Moreover, ideologically, Erdoğan is indulging a near-Sunni supremacist ideology that would place Turkey at the head of a Sunni revivalist movement. Turkey was once the capital of the caliph of all Sunnis; Erdoğan is building a road that may repeat history. Of course, that means the Islamic State must also be annihilated, its ideology subsumed into Erdoğan’s version of Islamism.

That would then allow Turkey to dominate much of the Sunni world, as it once did.

This is not the same as imperial conquest, but something more akin to a Turkish NATO; if NATO is the security system by which the Americans dominate Europe, Turkey could build its own security system by which it dominates much of the Arab Sunni world.

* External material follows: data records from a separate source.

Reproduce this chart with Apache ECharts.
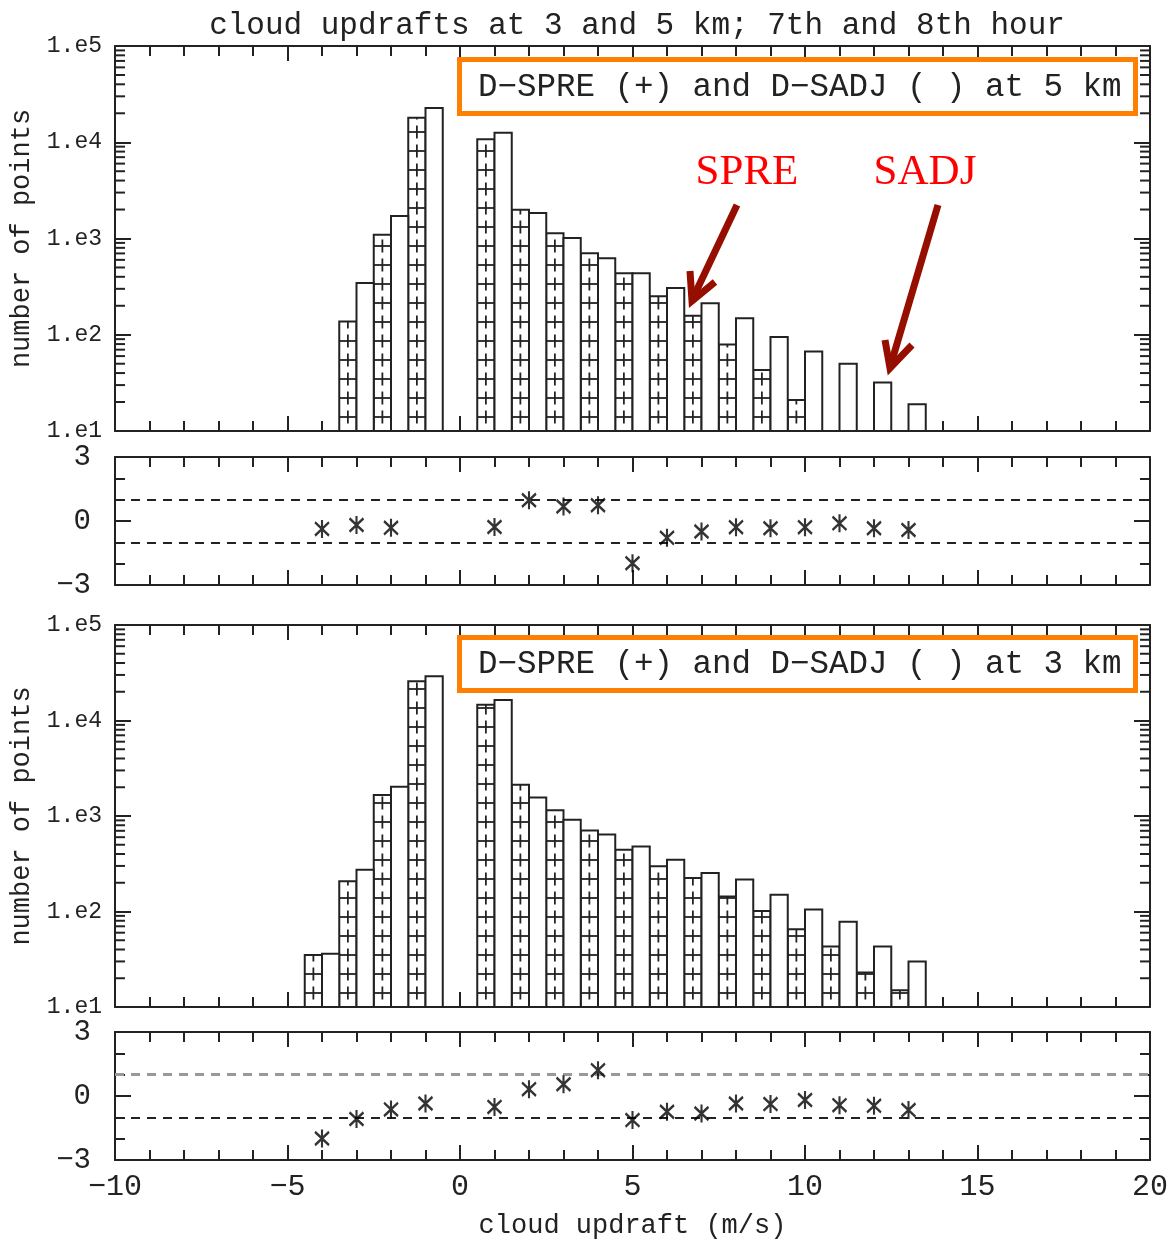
<!DOCTYPE html>
<html>
<head>
<meta charset="utf-8">
<script src="https://cdn.jsdelivr.net/npm/echarts@6/dist/echarts.min.js"></script>
<style>
  html, body { margin: 0; padding: 0; background: #fff; }
  #main { width: 1173px; height: 1249px; }
</style>
</head>
<body>
<div id="main"></div>
<script>
// histogram bins (centre of each 1 m/s bin) and counts, 5 km
const bins5 = [-3, -2, -1, 1, 2, 3, 4, 5, 6, 7, 8, 9, 10, 11, 12, 13];
const spre5 = [137, 1095, 18000, 10750, 1990, 1133, 702, 435, 251, 158, 79, 43, 21, null, null, null];
const sadj5 = [345, 1715, 22700, 12560, 1840, 1012, 622, 435, 306, 212, 148, 95, 67, 50, 32, 19];

// same for 3 km
const bins3 = [-4, -3, -2, -1, 1, 2, 3, 4, 5, 6, 7, 8, 9, 10, 11, 12, 13];
const spre3 = [35, 207, 1660, 25800, 14600, 2120, 1150, 706, 444, 297, 224, 144, 101, 65, 43, 23, 15];
const sadj3 = [36, 274, 2030, 29100, 16350, 1560, 912, 641, 480, 349, 253, 216, 150, 105, 78, 43, 30];

// normalised differences (stars)
const diffX5 = [-4, -3, -2, 1, 2, 3, 4, 5, 6, 7, 8, 9, 10, 11, 12, 13];
const diffY5 = [-0.37, -0.19, -0.32, -0.28, 0.97, 0.68, 0.74, -1.98, -0.79, -0.49, -0.29, -0.34, -0.29, -0.11, -0.34, -0.42];
const diffX3 = [-4, -3, -2, -1, 1, 2, 3, 4, 5, 6, 7, 8, 9, 10, 11, 12, 13];
const diffY3 = [-1.99, -1.08, -0.63, -0.35, -0.51, 0.32, 0.55, 1.21, -1.13, -0.74, -0.82, -0.35, -0.38, -0.19, -0.43, -0.46, -0.66];

const INK = '#222';
const FONT = '"Liberation Mono", monospace';
const minus = v => String(v).replace('-', '\u2212');

// minor ticks for the log axes (2..9 in every decade)
const logMinor = [];
for (let d = 10; d < 1e5; d *= 10) {
  for (let k = 2; k <= 9; k++) logMinor.push(k * d);
}

const chart = echarts.init(document.getElementById('main'));

function xAx(g, pos, showLabel, name) {
  return {
    type: 'value', gridIndex: g, position: pos, min: -10, max: 20, interval: 5,
    axisLine: {show: true, onZero: false, lineStyle: {color: INK, width: 2}},
    axisTick: {show: true, inside: true, length: 15, lineStyle: {color: INK, width: 2}},
    minorTick: {show: true, splitNumber: 5, length: 10, lineStyle: {color: INK, width: 2}},
    splitLine: {show: false},
    axisLabel: {show: showLabel, color: INK, fontFamily: FONT, fontSize: 30, margin: 12, formatter: minus},
    name: name || '', nameLocation: 'middle', nameGap: 52,
    nameTextStyle: {color: INK, fontFamily: FONT, fontSize: 27}
  };
}

function logAx(g, pos) {
  return {
    type: 'log', logBase: 10, gridIndex: g, position: pos, min: 10, max: 100000,
    axisLine: {show: true, onZero: false, lineStyle: {color: INK, width: 2}},
    axisTick: {show: true, inside: true, length: 16, lineStyle: {color: INK, width: 2}},
    minorTick: {show: false},
    splitLine: {show: false},
    axisLabel: {
      show: pos === 'left', color: INK, fontFamily: FONT, fontSize: 23, margin: 13,
      formatter: v => '1.e' + Math.round(Math.log10(v))
    },
    name: pos === 'left' ? 'number of points' : '', nameLocation: 'middle', nameRotate: 90, nameGap: 80,
    nameTextStyle: {color: INK, fontFamily: FONT, fontSize: 27}
  };
}

function diffAx(g, pos) {
  return {
    type: 'value', gridIndex: g, position: pos, min: -3, max: 3, interval: 3,
    axisLine: {show: true, onZero: false, lineStyle: {color: INK, width: 2}},
    axisTick: {show: true, inside: true, length: 16, lineStyle: {color: INK, width: 2}},
    minorTick: {show: true, splitNumber: 3, length: 10, lineStyle: {color: INK, width: 2}},
    splitLine: {show: false},
    axisLabel: {show: pos === 'left', color: INK, fontFamily: FONT, fontSize: 29, margin: 24, formatter: minus}
  };
}

function barItem(hatched) {
  return function (params, api) {
    const c = api.value(0), v = api.value(1);
    if (v == null || isNaN(v) || v <= 10) return;
    const x0 = hatched ? c - 0.5 : c;
    const tl = api.coord([x0, v]);
    const br = api.coord([x0 + 0.5, 10]);
    const children = [{
      type: 'rect',
      shape: {x: tl[0], y: tl[1], width: br[0] - tl[0], height: br[1] - tl[1]},
      style: {fill: '#fff', stroke: INK, lineWidth: 2}
    }];
    if (hatched) {
      const xm = (tl[0] + br[0]) / 2;
      for (let cy = br[1] - 14; cy + 6 > tl[1]; cy -= 19) {
        children.push({
          type: 'line',
          shape: {x1: xm, y1: Math.max(cy - 6.5, tl[1]), x2: xm, y2: cy + 6.5},
          style: {stroke: INK, lineWidth: 1.8}
        });
        if (cy > tl[1] + 1) {
          children.push({
            type: 'line',
            shape: {x1: tl[0], y1: cy, x2: br[0], y2: cy},
            style: {stroke: INK, lineWidth: 1.8}
          });
        }
      }
    }
    return {type: 'group', children: children};
  };
}

function minorTickItem(params, api) {
  const cs = params.coordSys;
  const y = api.coord([0, api.value(1)])[1];
  return {
    type: 'group',
    children: [
      {type: 'line', shape: {x1: cs.x, y1: y, x2: cs.x + 10, y2: y}, style: {stroke: INK, lineWidth: 2}},
      {type: 'line', shape: {x1: cs.x + cs.width - 10, y1: y, x2: cs.x + cs.width, y2: y}, style: {stroke: INK, lineWidth: 2}}
    ]
  };
}

const STAR = 'path://M5,0L5,10M0.8,1.3L9.2,8.7M0.8,8.7L9.2,1.3';

function histSeries(ax, bins, vals, hatched) {
  return {
    type: 'custom', xAxisIndex: ax, yAxisIndex: ax, renderItem: barItem(hatched),
    data: bins.map((c, i) => [c, vals[i]]), z: hatched ? 3 : 4, silent: true
  };
}

function starSeries(ax, xs, ys, upperColor, upperWidth) {
  return {
    type: 'scatter', xAxisIndex: ax, yAxisIndex: ax,
    data: xs.map((x, i) => [x, ys[i]]),
    symbol: STAR, symbolSize: [14, 18],
    itemStyle: {color: 'transparent', borderColor: '#000', borderWidth: 2.4},
    z: 5, silent: true,
    markLine: {
      silent: true, symbol: 'none', label: {show: false}, animation: false,
      lineStyle: {type: [9, 7], color: INK, width: 2},
      data: [
        {yAxis: 1, lineStyle: {type: [9, 7], color: upperColor, width: upperWidth}},
        {yAxis: -1}
      ]
    }
  };
}

const option = {
  animation: false,
  backgroundColor: '#fff',
  title: {
    text: 'cloud updrafts at 3 and 5 km; 7th and 8th hour',
    left: 632, top: 5, textAlign: 'center',
    textStyle: {color: INK, fontFamily: FONT, fontSize: 31, fontWeight: 'normal'}
  },
  grid: [
    {left: 115, right: 23, top: 46, height: 385},
    {left: 115, right: 23, top: 457, height: 128},
    {left: 115, right: 23, top: 625, height: 382},
    {left: 115, right: 23, top: 1032, height: 128}
  ],
  xAxis: [
    xAx(0, 'bottom', false), xAx(0, 'top', false),
    xAx(1, 'bottom', false), xAx(1, 'top', false),
    xAx(2, 'bottom', false), xAx(2, 'top', false),
    xAx(3, 'bottom', true, 'cloud updraft (m/s)'), xAx(3, 'top', false)
  ],
  yAxis: [
    logAx(0, 'left'), logAx(0, 'right'),
    diffAx(1, 'left'), diffAx(1, 'right'),
    logAx(2, 'left'), logAx(2, 'right'),
    diffAx(3, 'left'), diffAx(3, 'right')
  ],
  series: [
    {type: 'custom', xAxisIndex: 0, yAxisIndex: 0, renderItem: minorTickItem, data: logMinor.map(v => [0, v]), silent: true},
    {type: 'custom', xAxisIndex: 4, yAxisIndex: 4, renderItem: minorTickItem, data: logMinor.map(v => [0, v]), silent: true},
    histSeries(0, bins5, spre5, true),
    histSeries(0, bins5, sadj5, false),
    histSeries(4, bins3, spre3, true),
    histSeries(4, bins3, sadj3, false),
    starSeries(2, diffX5, diffY5, INK, 2),
    starSeries(6, diffX3, diffY3, '#999', 3)
  ],
  graphic: [
    {type: 'rect', shape: {x: 459.5, y: 59.5, width: 676, height: 54}, style: {fill: 'none', stroke: '#ff7f00', lineWidth: 5}, z: 10},
    {type: 'text', x: 478, y: 87, style: {text: 'D\u2212SPRE (+) and D\u2212SADJ ( ) at 5 km', fill: INK, font: '32.5px ' + FONT, textVerticalAlign: 'middle'}, z: 10},
    {type: 'rect', shape: {x: 459.5, y: 637.5, width: 676, height: 53}, style: {fill: 'none', stroke: '#ff7f00', lineWidth: 5}, z: 10},
    {type: 'text', x: 478, y: 664, style: {text: 'D\u2212SPRE (+) and D\u2212SADJ ( ) at 3 km', fill: INK, font: '32.5px ' + FONT, textVerticalAlign: 'middle'}, z: 10},
    {type: 'text', x: 747, y: 173, style: {text: 'SPRE', fill: '#ff0000', font: '43px "Liberation Serif", serif', textAlign: 'center', textVerticalAlign: 'middle'}, z: 10},
    {type: 'text', x: 925, y: 173, style: {text: 'SADJ', fill: '#ff0000', font: '43px "Liberation Serif", serif', textAlign: 'center', textVerticalAlign: 'middle'}, z: 10},
    {type: 'polyline', shape: {points: [[737, 205], [693, 298]]}, style: {stroke: '#950e00', lineWidth: 7, fill: 'none'}, z: 10},
    {type: 'polyline', shape: {points: [[690, 271], [692, 301], [715, 282]]}, style: {stroke: '#950e00', lineWidth: 7, fill: 'none', lineJoin: 'miter'}, z: 10},
    {type: 'polyline', shape: {points: [[938, 205], [891, 364]]}, style: {stroke: '#950e00', lineWidth: 7, fill: 'none'}, z: 10},
    {type: 'polyline', shape: {points: [[885, 340], [890, 368], [912, 345]]}, style: {stroke: '#950e00', lineWidth: 7, fill: 'none', lineJoin: 'miter'}, z: 10}
  ]
};

chart.setOption(option);
</script>
</body>
</html>
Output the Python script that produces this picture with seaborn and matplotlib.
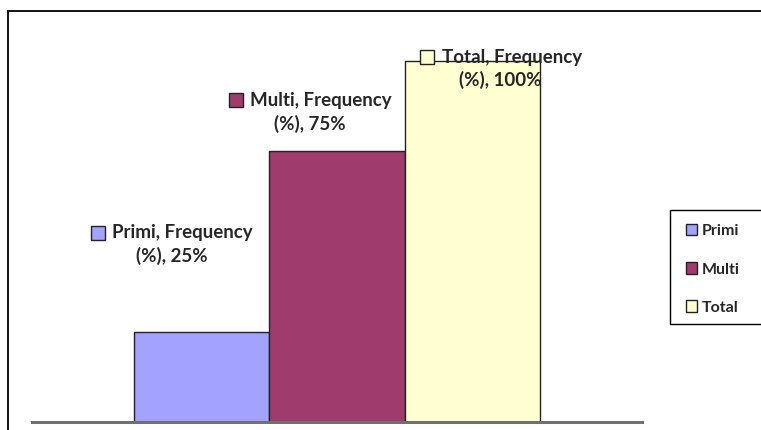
import matplotlib
matplotlib.use("Agg")
import matplotlib.pyplot as plt
from matplotlib.patches import Rectangle
from matplotlib.offsetbox import AnnotationBbox, DrawingArea, HPacker, VPacker, TextArea
import seaborn as sns
import pandas as pd

series = ["Primi", "Multi", "Total"]
values = [25, 75, 100]
category = "Frequency (%)"
colors = ["#A3A3FF", "#9F3B6D", "#FFFFD2"]

sns.set_theme(style="white")
plt.rcParams["font.family"] = ["Lato", "DejaVu Sans"]

W, H = 761, 430
fig = plt.figure(figsize=(W / 100, H / 100), dpi=100)

# outer chart border (runs off the right and bottom edges)
fig.patches.append(Rectangle((8 / W, -0.1), 1.2, 1 - 11 / H + 0.1,
                             transform=fig.transFigure, fill=False,
                             edgecolor="black", lw=1.3, zorder=0))

ax = fig.add_axes([32 / W, (H - 422) / H, (642 - 32) / W, (422 - 25) / H])
df = pd.DataFrame({"cat": [category] * 3, "series": series, "value": values})
sns.barplot(data=df, x="cat", y="value", hue="series", hue_order=series,
            palette=colors, width=0.667, edgecolor="#222222", linewidth=1.0,
            saturation=1, ax=ax, legend=False)
ax.set_xlim(-0.5, 0.5)
ax.set_ylim(0, 100 * 397 / 361)
ax.set_xticks([])
ax.set_yticks([])
ax.set_xlabel("")
ax.set_ylabel("")
for s in ["left", "right", "top"]:
    ax.spines[s].set_visible(False)
ax.spines["bottom"].set_color("#707070")
ax.spines["bottom"].set_linewidth(2.2)
ax.patch.set_alpha(0)

txt_kw = dict(color="#262626", fontsize=13.5, fontweight="bold")

def key_square(color):
    da = DrawingArea(11, 11, 0, 0)
    da.add_artist(Rectangle((0.5, 0.5), 10, 10, facecolor=color,
                            edgecolor="#222222", lw=1.0))
    return da

# data labels with legend keys, offset from each bar top
offsets = [(-30, 87), (-27, 39), (28, -8)]
for bar, name, val, col, off in zip(ax.patches, series, values, colors, offsets):
    line1 = HPacker(children=[key_square(col),
                              TextArea(f"{name}, Frequency", textprops=txt_kw)],
                    align="center", pad=0, sep=5)
    line2 = TextArea(f"(%), {val}%", textprops=txt_kw)
    box = VPacker(children=[line1, line2], align="center", pad=0, sep=4)
    xc = bar.get_x() + bar.get_width() / 2
    ab = AnnotationBbox(box, (xc, bar.get_height()), xybox=off,
                        xycoords="data", boxcoords="offset pixels",
                        frameon=False, box_alignment=(0.5, 0.5),
                        annotation_clip=False)
    ax.add_artist(ab)

# legend box, running past the right edge of the figure
fig.patches.append(Rectangle((670 / W, 1 - 324 / H), 0.2, (324 - 210) / H,
                             transform=fig.transFigure, facecolor="white",
                             edgecolor="black", lw=1.0, zorder=3))
handles = [Rectangle((0, 0), 1, 1, facecolor=c, edgecolor="#222222", lw=1.0)
           for c in colors]
leg = fig.legend(handles, series, loc="upper left",
                 bbox_to_anchor=(683 / W, 1 - 221 / H), borderaxespad=0,
                 frameon=False,
                 handlelength=0.7, handleheight=0.7, handletextpad=0.3,
                 labelspacing=1.5, borderpad=0.2,
                 prop={"family": ["Lato", "DejaVu Sans"], "weight": "bold",
                       "size": 11.5})
leg.set_zorder(4)
for t in leg.get_texts():
    t.set_color("#262626")

fig.savefig("out.png", dpi=100)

This is not the vision of the United States. Such a force could threaten American interests through energy boycotts. Doubtless a Turkish NATO would press just as hard against its enemies as NATO does against Russia, causing conflicts the United States wants to avoid.

Old rivalries returned

Yet this is the road we’re on. Turkey’s generals relied on the West to modernize and rebuild after the collapse of the Ottoman Empire; that process is largely finished. The incentive to build alternative security systems for Turkey is too great. With or without Erdoğan, twenty-first-century Turkey will increasingly fail to see eye to eye with its NATO allies.

We are a long way yet to ejecting Turkey from NATO. But post-coup, Erdoğan has begun the long walk there.